By Chuck Mishaan
Introduction
You can find Charlevoix on the map by imagining the tip of the fourth finger on the mitt that shapes the state of Michigan. The village of Charlevoix, a summer escape for Chicagoans and other midwesterners, opens onto Lake Michigan, and that’s where we are going. With a Hudson Valley easterner.
Each year since 2005—and for most of the 1970s—Stuart Stritzler-Levine, Professor Emeritus of Psychology, Emeritus Dean of Students at Bard College, and original sponsor of LLI, has headed out to Charlevoix, Michigan. As soon as Bard’s graduation festivities finish, Dean Stritzler-Levine is on his way.
To sightsee? To hobnob with the locals? To dance away the night at the local clubs? Nope.
To fish. Not to catch fish. To fish.
To go out alone in a boat with line and lure dropped into the water, without a radio or phone; with no books, no podcasts, no newspapers, no distractions. Dean Stritzler- Levine is on his boat to fish.
On the Water
To fish? To be out on the water before sunrise, to set out onto Lake Michigan in the dark and watch the rosy-fingered dawn begin to light the way. To study the lake and learn how to read it. To understand the flow of the currents, different every day; the sway of the waves, the sounds of the morning. Are the fish near the surface today or deep in the water? Is a school in broad view or hiding in the rocks? How bright is the sunshine and which way is the wind?
Put these things together, think what the fish might do on this day, and begin to build a lure that might, with luck and patience, attract a lake trout. Drop a single line into the water with a heavy down-rigger managing the depth of the hook and lure. Then wait. Wait for the tug of the line, wait for the fish.
Unbalanced Ecology
Lake Michigan is a living thing, joined to Lake Huron to the east by the Straits of Mackinac. The two lakes together form the largest body of freshwater in the world.
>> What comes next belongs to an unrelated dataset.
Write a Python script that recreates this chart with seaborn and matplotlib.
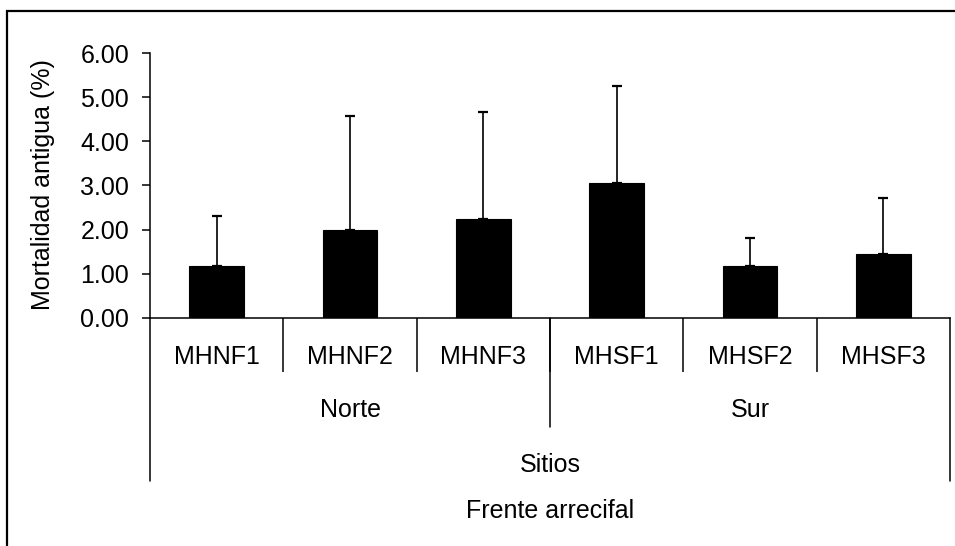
import matplotlib
matplotlib.use("Agg")
import matplotlib.pyplot as plt
import matplotlib.patches as mpatches
from matplotlib.ticker import FixedLocator, FormatStrFormatter
import seaborn as sns
import pandas as pd
import numpy as np

# ---- data ----
sites = ["MHNF1", "MHNF2", "MHNF3", "MHSF1", "MHSF2", "MHSF3"]
mortality = [1.18, 2.00, 2.23, 3.05, 1.18, 1.45]
error_up = [1.13, 2.58, 2.44, 2.21, 0.63, 1.27]
zones = ["Norte", "Sur"]
zone_centers = [1, 4]
level2_label = "Sitios"
level3_label = "Frente arrecifal"
ylabel = "Mortalidad antigua (%)"
yticks = [0, 1, 2, 3, 4, 5, 6]

df = pd.DataFrame({"site": sites, "value": mortality})

sns.set_theme(style="white")
plt.rcParams["font.family"] = ["Liberation Sans", "DejaVu Sans"]
FS = 18

fig = plt.figure(figsize=(9.55, 5.46), dpi=100)
W, H = 955, 546
ax_left, ax_right, ax_top, ax_bottom = 150, 950, 53.3, 317.7
ax = fig.add_axes([ax_left / W, 1 - ax_bottom / H,
                   (ax_right - ax_left) / W, (ax_bottom - ax_top) / H])

sns.barplot(data=df, x="site", y="value", order=sites, color="black",
            width=0.41, errorbar=None, ax=ax, saturation=1,
            edgecolor="black", linewidth=0.8)
ax.errorbar(np.arange(len(sites)), mortality,
            yerr=[np.zeros(len(sites)), error_up], fmt="none",
            ecolor="black", elinewidth=1.2, capsize=3.6, capthick=1.6,
            zorder=1)

ax.set_xlim(-0.5, len(sites) - 0.5)
ax.set_ylim(0, 6)
ax.yaxis.set_major_locator(FixedLocator(yticks))
ax.yaxis.set_major_formatter(FormatStrFormatter("%.2f"))
ax.tick_params(axis="y", direction="out", length=6, width=1.1,
               labelsize=FS, pad=9, colors="black", left=True)
for s in ["top", "right"]:
    ax.spines[s].set_visible(False)
for s in ["left", "bottom"]:
    ax.spines[s].set_color("black")
    ax.spines[s].set_linewidth(1.1)

# x axis: category labels, boundaries as minor ticks
ax.set_xticks(range(len(sites)))
ax.set_xticklabels([])
ax.set_xticks(np.arange(0.5, len(sites) - 0.5, 1.0), minor=True)
ax.tick_params(axis="x", which="major", length=0)
ax.tick_params(axis="x", which="minor", direction="out", length=39,
               width=1.1, color="black", bottom=True)
ax.set_xlabel("")
ax.set_ylabel("")

axh = ax_bottom - ax_top
def fy(py):
    return (ax_bottom - py) / axh

tr = ax.get_xaxis_transform()
for i, s in enumerate(sites):
    ax.text(i, fy(356.7), s, transform=tr, ha="center", va="center",
            fontsize=FS, color="black")
for c, z in zip(zone_centers, zones):
    ax.text(c, fy(410), z, transform=tr, ha="center", va="center",
            fontsize=FS, color="black")
mid = (len(sites) - 1) / 2
ax.text(mid, fy(465), level2_label, transform=tr, ha="center", va="center",
        fontsize=FS, color="black")
ax.text(mid, fy(511), level3_label, transform=tr, ha="center", va="center",
        fontsize=FS, color="black")

# group separator lines
ax.plot([2.5, 2.5], [0, fy(427)], transform=tr, color="black", lw=1.1,
        clip_on=False)
for xe in [-0.5, len(sites) - 0.5]:
    ax.plot([xe, xe], [0, fy(481)], transform=tr, color="black", lw=1.1,
            clip_on=False)

fig.text(43 / W, 1 - 185 / H, ylabel, rotation=90, ha="center", va="center",
         fontsize=FS, color="black")

# outer frame (left and top visible)
fig.patches.append(mpatches.Rectangle((7 / W, -0.2), 2.0, 0.2 + 1 - 11 / H,
                                      transform=fig.transFigure, fill=False,
                                      edgecolor="black", linewidth=1.6))

fig.savefig("out.png", dpi=100)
Lake Michigan is one of the Great Lakes, but a fragile lake, too. Invasive species brought into the lakes by the bilge and ballast of ocean-going vessels have terribly upset the ecology of the lakes. The sea lamprey, with its mouth of powerful suction disks, the river herring, known as the alewife, zebra mussels and quagga mussels from Ukraine, brought in the ocean water ballast and through the St. Lawrence Seaway, have almost destroyed the native life of the Great Lakes. Desperate, and not always successful, interventions by the US Fish and Wildlife Service, the Department of the Interior, and the Michigan Department of Natural Resources (DNR) have tried to restore the natural balance of the lakes for both commercial and recreational fishers.
Fishing for Information
Dean Stritzler- Levine has tracked the life of his fish in Lake Michigan for all the time he has gone there. He maintains a log of every fish he has caught. The fish are quickly returned to the lake, lively and living, but are first logged by date, time, and location and then by vitals—size, species, weight, location, weather, type of lure. The Dean shares this information with the DNR and together they monitor the health of the lake.
The Long Day Closes
To fish. For Stuart Stritzler-Levine it’s a meditation, a spiritual experience, and a meeting with nature, sky, water, birds – and fish. As he steers his boat back to Charlevoix harbor under the twilight skies of a long day, tomorrow is already beckoning, and plans for next summer on Lake Michigan are already forming.